Sierra Madre: The Backbone of Luzon
Last November 2020, Super Typhoon Goni (the world’s strongest storm of 2020) ravaged the Philippines and left the country in devastation. Farmlands were destroyed, rivers overflowed, and villages were submerged in murky waters.
Flooding, landslides, and storm surges are commonplace in the wake of a storm, most especially in a country like the Philippines; it sits in the western rim of the Pacific Ocean, and that area is where typhoons usually form. While we Filipinos are no stranger to calamities and are very adaptable as a nation, I don’t think we’ll ever get used to the aftereffects, which are usually saddening and devastating. Can you imagine having to rebuild your home, look for another source of income, and start your life all over again after a catastrophe? That’s very difficult, not everyone has sufficient resources, and not everyone can deal with the psychological effects. It really takes a toll on communities and livelihoods, not to mention it hurts the economy as well.

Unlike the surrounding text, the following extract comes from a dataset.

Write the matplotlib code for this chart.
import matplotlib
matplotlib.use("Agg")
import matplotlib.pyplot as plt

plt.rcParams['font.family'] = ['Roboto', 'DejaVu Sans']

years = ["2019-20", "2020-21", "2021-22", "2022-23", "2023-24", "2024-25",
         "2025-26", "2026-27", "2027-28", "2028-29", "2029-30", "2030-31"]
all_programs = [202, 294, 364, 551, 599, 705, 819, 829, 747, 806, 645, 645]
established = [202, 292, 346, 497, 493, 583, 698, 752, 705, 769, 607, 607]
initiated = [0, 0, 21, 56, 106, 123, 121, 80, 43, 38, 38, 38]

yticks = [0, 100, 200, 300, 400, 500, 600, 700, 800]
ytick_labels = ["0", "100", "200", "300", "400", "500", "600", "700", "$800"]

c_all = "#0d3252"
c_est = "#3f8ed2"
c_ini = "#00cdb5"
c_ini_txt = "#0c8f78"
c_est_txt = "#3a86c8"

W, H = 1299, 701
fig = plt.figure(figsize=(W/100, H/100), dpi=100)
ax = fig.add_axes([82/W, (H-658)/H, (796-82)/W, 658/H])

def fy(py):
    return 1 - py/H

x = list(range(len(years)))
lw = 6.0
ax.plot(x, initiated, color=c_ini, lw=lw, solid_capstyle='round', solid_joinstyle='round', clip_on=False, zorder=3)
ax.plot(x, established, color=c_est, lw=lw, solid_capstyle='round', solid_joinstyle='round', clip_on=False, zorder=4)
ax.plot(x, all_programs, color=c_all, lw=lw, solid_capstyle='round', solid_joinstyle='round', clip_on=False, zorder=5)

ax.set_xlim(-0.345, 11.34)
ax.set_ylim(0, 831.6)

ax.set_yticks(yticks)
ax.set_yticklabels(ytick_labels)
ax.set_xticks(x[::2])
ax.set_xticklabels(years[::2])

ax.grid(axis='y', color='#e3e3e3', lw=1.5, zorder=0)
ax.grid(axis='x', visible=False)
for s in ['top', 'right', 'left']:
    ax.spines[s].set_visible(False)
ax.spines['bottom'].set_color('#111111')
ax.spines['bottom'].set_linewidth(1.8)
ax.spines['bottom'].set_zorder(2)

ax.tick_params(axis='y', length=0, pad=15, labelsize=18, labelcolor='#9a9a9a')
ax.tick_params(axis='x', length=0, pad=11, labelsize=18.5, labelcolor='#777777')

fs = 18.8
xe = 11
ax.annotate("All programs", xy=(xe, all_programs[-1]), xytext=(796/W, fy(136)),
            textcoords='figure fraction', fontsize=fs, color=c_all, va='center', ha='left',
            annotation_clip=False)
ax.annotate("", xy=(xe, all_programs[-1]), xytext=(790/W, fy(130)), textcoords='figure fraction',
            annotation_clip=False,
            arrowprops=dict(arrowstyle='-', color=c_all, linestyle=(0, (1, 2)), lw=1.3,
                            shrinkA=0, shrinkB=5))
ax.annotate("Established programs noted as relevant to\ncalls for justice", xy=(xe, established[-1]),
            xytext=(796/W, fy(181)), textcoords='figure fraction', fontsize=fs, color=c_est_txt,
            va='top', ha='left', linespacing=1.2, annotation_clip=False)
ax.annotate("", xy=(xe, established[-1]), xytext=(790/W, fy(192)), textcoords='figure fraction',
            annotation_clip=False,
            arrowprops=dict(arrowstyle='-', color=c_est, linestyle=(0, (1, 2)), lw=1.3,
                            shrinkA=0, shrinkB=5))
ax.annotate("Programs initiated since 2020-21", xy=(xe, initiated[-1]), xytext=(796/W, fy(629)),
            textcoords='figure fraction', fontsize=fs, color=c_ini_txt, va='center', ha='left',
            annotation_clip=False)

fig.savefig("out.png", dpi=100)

There remains a good reason to be thankful despite typhoons, though, and that is the Sierra Madre; it’s a blessing that we have it because it protects our eastern borders and decreases the amount of damage caused by storms by weakening them.
What is the Sierra Madre?
The Sierra Madre is the Philippines' longest mountain range.It has a land area of 1.4 million hectares and spans for 340 miles, covering ten provinces (Cagayan, Isabela, Nueva Vizcaya, Quirino, Nueva Ecija, Aurora, Bulacan, Rizal, Laguna, and Quezon).

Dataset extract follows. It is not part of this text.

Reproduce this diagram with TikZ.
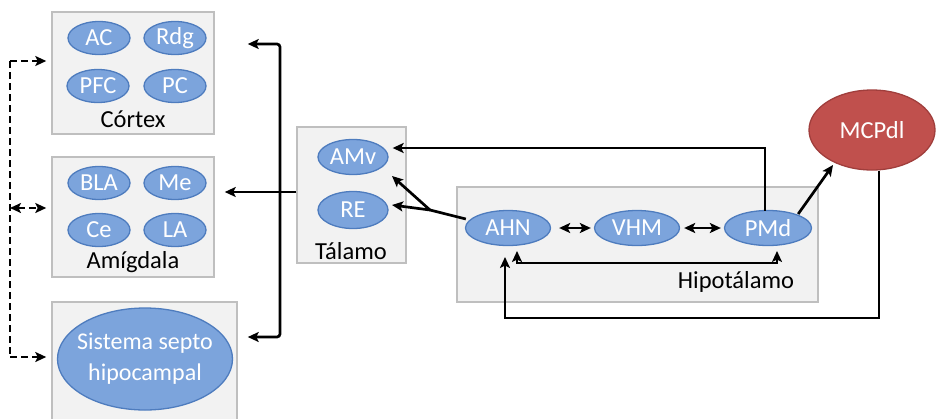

It also represents 40% of the country’s forest area and is home to hundreds of species like the Philippine eagle and the golden-crowned flying fox.
Our greatest protective barrier against storms
The Sierra Madre has saved Luzon many times from what could have been more disastrous outcomes from typhoons and storm surges; it remains to be our greatest protective barrier against storms and is definitely irreplaceable. Its highest peak, Mount Bintuod, has an elevation of 1,953 meters (6,283 feet) above sea level. As mentioned earlier, it also has a massive land area of 1.4 million hectares. In an interview with Orange Magazine, environmental group Haribon Foundation perfectly explained how the mountain range guards us all, saying: “Since the Sierra Madre has a large surface are with many slopes and curves, it can help break the eye of the cyclone, resulting in a slower wind speed”.
Unfortunately, irresponsible human activities such as illegal logging, mining, and quarrying have been threatening Luzon’s backbone for years, and now, the construction of the Kaliwa Dam, if pushed through, can pose more damage to our mountain range’s biodiversity and displace indigenous people.
For those who don’t know, the construction of the Kaliwa Dam is a new water source project that aims to meet Metro Manila’s increasing demand for water. It is funded by a loan from China and is expected to produce 600 million liters of water per day (MLD) once completed.
As many environmental groups and experts have mentioned, there are other ways to address the water crisis in Metro Manila without harming our already depleting natural resources.